Selfie PeopleAre people who take “selfies” more likely to destroy their personal relationships?

A recent study done by two researchers at Florida State University found that people who are obsessed with taking selfies of themselves and sharing these personal photos on social networks like Facebook and Instagram are more likely to experience trouble in their personal relationships.

FSU researchers Jessica Ridgway and Russell Clayton discovered that “selfie people” reported having more conflict with their significant other than people who were not so selfie-obsessed.

Their findings suggest that when one person in a relationship has a habit of posting pictures of themselves on social media sites, the other person may feel intimidated or insecure about it. Furthermore, these negative feelings may lead the other person to frequently monitor their partner’s social media postings.

By regularly monitoring their partner’s selfie posts and social media activity, the other person will be subjecting themselves to all of the likes and comments their partner’s pictures receive from other people on social network sites.
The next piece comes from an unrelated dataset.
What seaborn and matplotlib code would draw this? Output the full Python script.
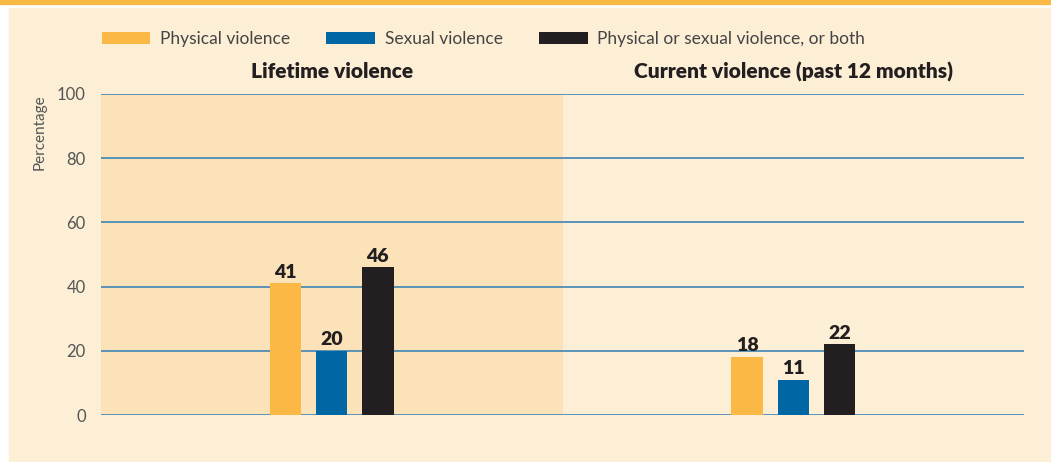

This type of excessive selfie posting on the part of one partner and excessive social media monitoring on the part of the other partner can end up creating divisions between the couple, including arguments, infidelity and, finally, broken relationships.

Although Ridgway and Clayton’s selfie study didn’t look directly at the effects of social media surveillance on relationships, other studies have shown that monitoring a partner’s social media profiles leads to distrust, animosity and poor relationship quality between romantic couples.

It is also possible to explain the relationship problems of “selfie posters” with the fact that these people tend to alienate their partner, since they tend to communicate less with their romantic partners and offer less emotional support to them. In addition, people may see narcissistic personality problems associated with people who are preoccupied with taking and sharing selfies publicly.

Other studies have shown that narcissistic people are more likely to be addicted to taking selfies and updating their social media profiles than people who lack this personality trait. In addition, narcissistic people tend to have more problems in one-on-one personal relationships.

Although narcissistic people are often viewed favorably by their partner at the beginning of a relationship, this image deteriorates over time as their large egos and problems with commitments become known.

Ridgway and Clayton’s research doesn’t prove that selfie posting itself causes relationship problems. It is possible that people who tirelessly post selfies online are narcissistic by nature and narcissistic people were known to have relationship problems long before the invention of portable cameras, selfies and social media.

The funny thing is that when Ridgway and Clayton’s study hit the news last week, a new online dating app called Blume, which matches people based on their selfies, was also announced.